What are the most urgent things that should be addressed in the field to accelerate open science further?
As a NASA civil servant, the most urgent thing is to reform NASA Procedural Requirements (NPR) 2210, abolish the NASA Open Source Agreement and NASA Contributor License Agreements, and make it clear that NPR 7150 does not apply to science software intended mainly for the public. Then, I can do science for open data and open software much more effectively.
Lastly, is there anything you would like to add regarding open science?
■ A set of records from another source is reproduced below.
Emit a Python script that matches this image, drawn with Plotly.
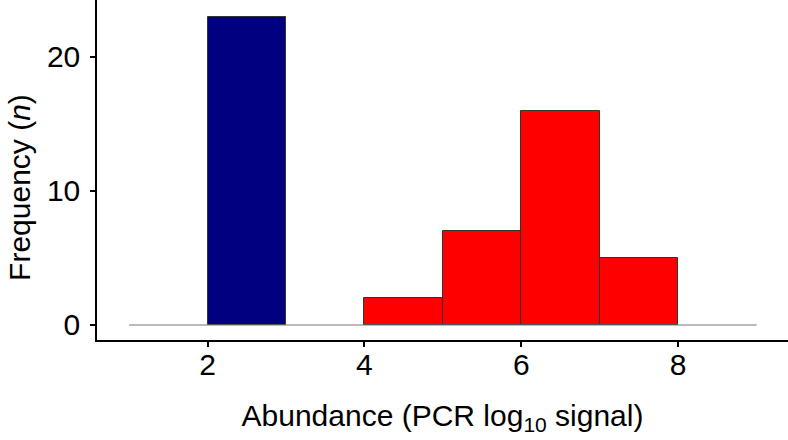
import plotly.graph_objects as go

# Data
bin_left = [2, 4, 5, 6, 7]
bin_width = [1, 1, 1, 1, 1]
counts = [23, 2, 7, 16, 5]
bar_colors = ["#000080", "#FF0000", "#FF0000", "#FF0000", "#FF0000"]
baseline_x = [1, 9]
baseline_y = [0, 0]
x_ticks = [2, 4, 6, 8]
y_ticks = [0, 10, 20]
x_title = "Abundance (PCR log<sub>10</sub> signal)"
y_title = "Frequency (<i>n</i>)"

fig = go.Figure()
fig.add_trace(go.Scatter(x=baseline_x, y=baseline_y, mode="lines",
                         line=dict(color="#777777", width=1.2),
                         hoverinfo="skip", showlegend=False))
fig.add_trace(go.Bar(x=bin_left, y=counts, width=bin_width, offset=0,
                     marker=dict(color=bar_colors, line=dict(color="#333333", width=1)),
                     showlegend=False))

font_family = "Liberation Sans, Arial, Helvetica, sans-serif"
fig.update_layout(
    width=788, height=440,
    margin=dict(l=97, r=0, t=0, b=100),
    plot_bgcolor="white", paper_bgcolor="white",
    font=dict(family=font_family, color="black", size=30),
    bargap=0,
    xaxis=dict(range=[0.59, 9.4], tickvals=x_ticks, ticks="outside", ticklen=5,
               tickwidth=1.5, tickcolor="black", showline=True, linecolor="black",
               linewidth=1.5, showgrid=False, zeroline=False, automargin=False,
               tickfont=dict(size=30), ticklabelstandoff=-8,
               title=dict(text=x_title, font=dict(size=30), standoff=25)),
    yaxis=dict(range=[-1.12, 24.25], tickvals=y_ticks, ticks="outside", ticklen=5,
               tickwidth=1.5, tickcolor="black", showline=True, linecolor="black",
               linewidth=1.5, showgrid=False, zeroline=False, automargin=False,
               tickfont=dict(size=30), ticklabelstandoff=4),
    annotations=[dict(text=y_title, textangle=-90, xref="paper", yref="paper",
                      x=-0.113, y=0.45, xanchor="center", yanchor="middle",
                      showarrow=False, font=dict(size=30))],
)
fig.write_html("out.html", config={"displayModeBar": False},
               post_script="document.body.style.margin='0';")
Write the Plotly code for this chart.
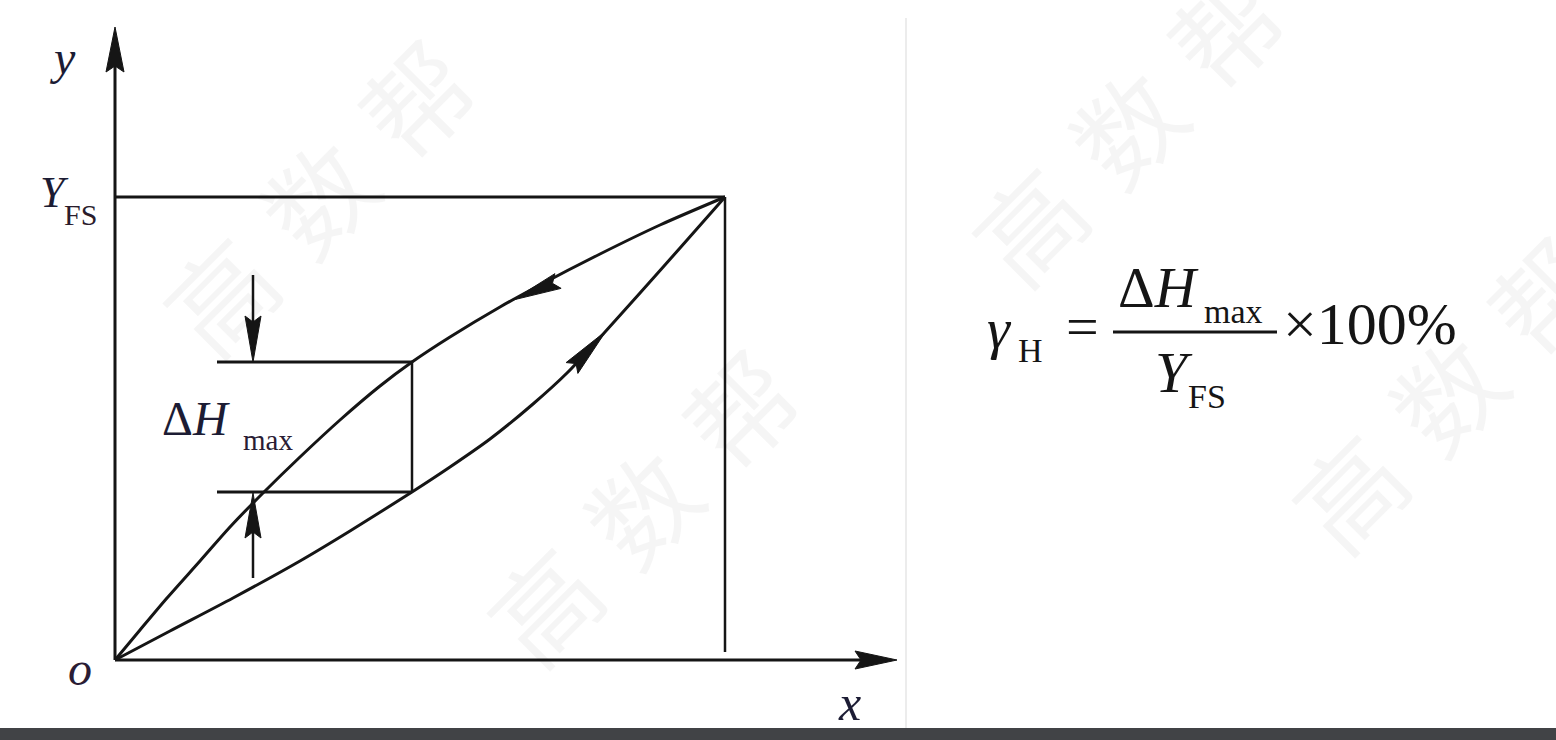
import plotly.graph_objects as go
import numpy as np

W, H = 1556, 740

# ---- diagram data (pixel space of the figure) ----
origin = (115, 660)
y_axis_tip = (115, 27)
x_axis_tip = (897, 660)
y_fs_level = 197
x_fs = 725
vert_bottom = 652

# unloading (upper) branch
upper_x = [115, 140, 167, 200, 230, 263, 300, 340, 380, 412, 450, 500, 540, 600, 660, 725]
upper_y = [660, 630, 598, 561, 527, 493, 457, 420, 386, 362, 337, 307, 285, 254, 225, 197]
# loading (lower) branch
lower_x = [115, 170, 233, 300, 350, 412, 450, 490, 533, 567, 605, 640, 680, 725]
lower_y = [660, 631, 598, 561, 531, 492, 467, 439, 404, 373, 332, 293, 248, 197]

# Delta H max construction
dh_top, dh_bot = 362, 492
dh_left, dh_right = 217, 412
dh_arrow_x = 253
dh_top_start, dh_bot_start = 275, 578

# arrowheads: (tip, base centre, half width)
arrowheads = [
    ((115, 27), (115, 72), 9),
    ((897, 660), (855, 660), 9),
    ((253, 362), (253, 316), 8),
    ((253, 493), (253, 538), 8),
    ((513, 300), (558, 281), 8),
    ((606, 331), (572, 368), 8),
]

# watermark: characters and the centre of each repeated stamp
wm_chars = ["高", "数", "帮"]
wm_centres = [(316, 195), (640, 505), (1125, 125), (1445, 392), (985, 860)]
wm_step = 98  # offset between successive characters along the 45° diagonal

INK = "#151515"
SERIF = "Liberation Serif, Times New Roman, serif"

fig = go.Figure()

def line(xs, ys, w=3, shape="linear"):
    fig.add_trace(go.Scatter(x=xs, y=ys, mode="lines",
                             line=dict(color=INK, width=w, shape=shape, smoothing=0.8),
                             hoverinfo="skip", showlegend=False))

# axes
line([origin[0], y_axis_tip[0]], [origin[1], y_axis_tip[1] + 20], 3)
line([origin[0], x_axis_tip[0] - 20], [origin[1], x_axis_tip[1]], 3)
# Y_FS level and vertical
line([origin[0], x_fs], [y_fs_level, y_fs_level], 3)
line([x_fs, x_fs], [y_fs_level, vert_bottom], 2.5)
# curves
line(upper_x, upper_y, 3, "spline")
line(lower_x, lower_y, 3, "spline")
# Delta H construction
line([dh_left, dh_right], [dh_top, dh_top], 3)
line([dh_left, dh_right], [dh_bot, dh_bot], 3)
line([dh_right, dh_right], [dh_top, dh_bot], 2.5)
line([dh_arrow_x, dh_arrow_x], [dh_top_start, dh_top - 20], 2.5)
line([dh_arrow_x, dh_arrow_x], [dh_bot_start, dh_bot + 20], 2.5)

# arrowheads
for tip, base, hw in arrowheads:
    t = np.array(tip, float); b = np.array(base, float)
    d = t - b; d /= np.linalg.norm(d)
    n = np.array([-d[1], d[0]])
    p1 = b + n * hw; p2 = b - n * hw
    inner = b + d * 6
    xs = [t[0], p1[0], inner[0], p2[0], t[0]]
    ys = [t[1], p1[1], inner[1], p2[1], t[1]]
    fig.add_trace(go.Scatter(x=xs, y=ys, mode="lines", fill="toself",
                             fillcolor=INK, line=dict(color=INK, width=1),
                             hoverinfo="skip", showlegend=False))

ann = []
def txt(x, y, s, size, anchor="left", color=INK):
    ann.append(dict(x=x, y=y, xref="x", yref="y", text=s, showarrow=False,
                    xanchor=anchor, yanchor="middle",
                    font=dict(family=SERIF, size=size, color=color)))

# diagram labels
txt(62, 57, "<i>y</i>", 48, "center", "#1c1c34")
txt(38, 192, "<i>Y</i>", 44, "left", "#1c1c34")
txt(62, 214, "FS", 30, "left", "#2a1c2c")
txt(80, 668, "<i>o</i>", 48, "center", "#2a1c34")
txt(849, 703, "<i>x</i>", 50, "center", "#1c1c34")
txt(160, 418, "Δ<i>H</i>", 48, "left", "#1c1c34")
txt(241, 440, "max", 29, "left", "#2a1c34")

# formula
txt(985, 328, "<i>γ</i>", 58, "left")
txt(1016, 350, "H", 34, "left")
txt(1082, 326, "=", 58, "center")
txt(1116, 287, "Δ<i>H</i>", 57, "left")
txt(1202, 311, "max", 34, "left")
txt(1153, 372, "<i>Y</i>", 58, "left")
txt(1186, 396, "FS", 34, "left")
txt(1281, 324, "×100%", 60, "left")

# watermark (each glyph rotated)
for cx, cy in wm_centres:
    for k, ch in enumerate(wm_chars):
        off = (k - 1) * wm_step
        ann.append(dict(x=cx + off, y=cy - off, xref="x", yref="y", text=ch,
                        showarrow=False, textangle=-45,
                        xanchor="center", yanchor="middle",
                        font=dict(family="Noto Sans CJK SC", size=106,
                                  color="rgba(0,0,0,0.04)")))

shapes = [
    dict(type="line", xref="x", yref="y", x0=906, x1=906, y0=18, y1=728,
         line=dict(color="#e6e6e6", width=1.5)),
    dict(type="line", xref="x", yref="y", x0=1113, x1=1277, y0=332, y1=332,
         line=dict(color=INK, width=3)),
    dict(type="rect", xref="x", yref="y", x0=0, x1=W, y0=728, y1=740,
         fillcolor="#414346", line=dict(width=0), layer="above"),
]

fig.update_layout(
    width=W, height=H, margin=dict(l=0, r=0, t=0, b=0),
    paper_bgcolor="white", plot_bgcolor="white",
    xaxis=dict(range=[0, W], visible=False, fixedrange=True),
    yaxis=dict(range=[H, 0], visible=False, fixedrange=True),
    annotations=ann, shapes=shapes, showlegend=False,
)

fig.write_html("out.html", config={"displayModeBar": False},
               post_script="document.body.style.margin='0';document.body.style.overflow='hidden';")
My colleagues and I at NASA’s Goddard Space Flight Center are working on this new science data portal called General Coordinates Network. This is a system that takes gamma rays and other high-energy transients that are detected by space missions, physics experiments, and observatories around the world. And it sends real-time alerts publicly to a community of thousands of astronomers worldwide, who follow up on the sources we've detected from space using their telescopes on the ground. And then, they publish these astronomical bulletins called Circulars to share their observations. This system has been going on since the 90s. But, we're modernizing this and converting it from its antiquated network protocol stack to Apache Kafka, a modern streaming framework for data distribution and analysis. We’re doing a soft launch right now, and I'm really excited about this. Our client software is open-source, but our website is also open-source, which I'm quite proud of.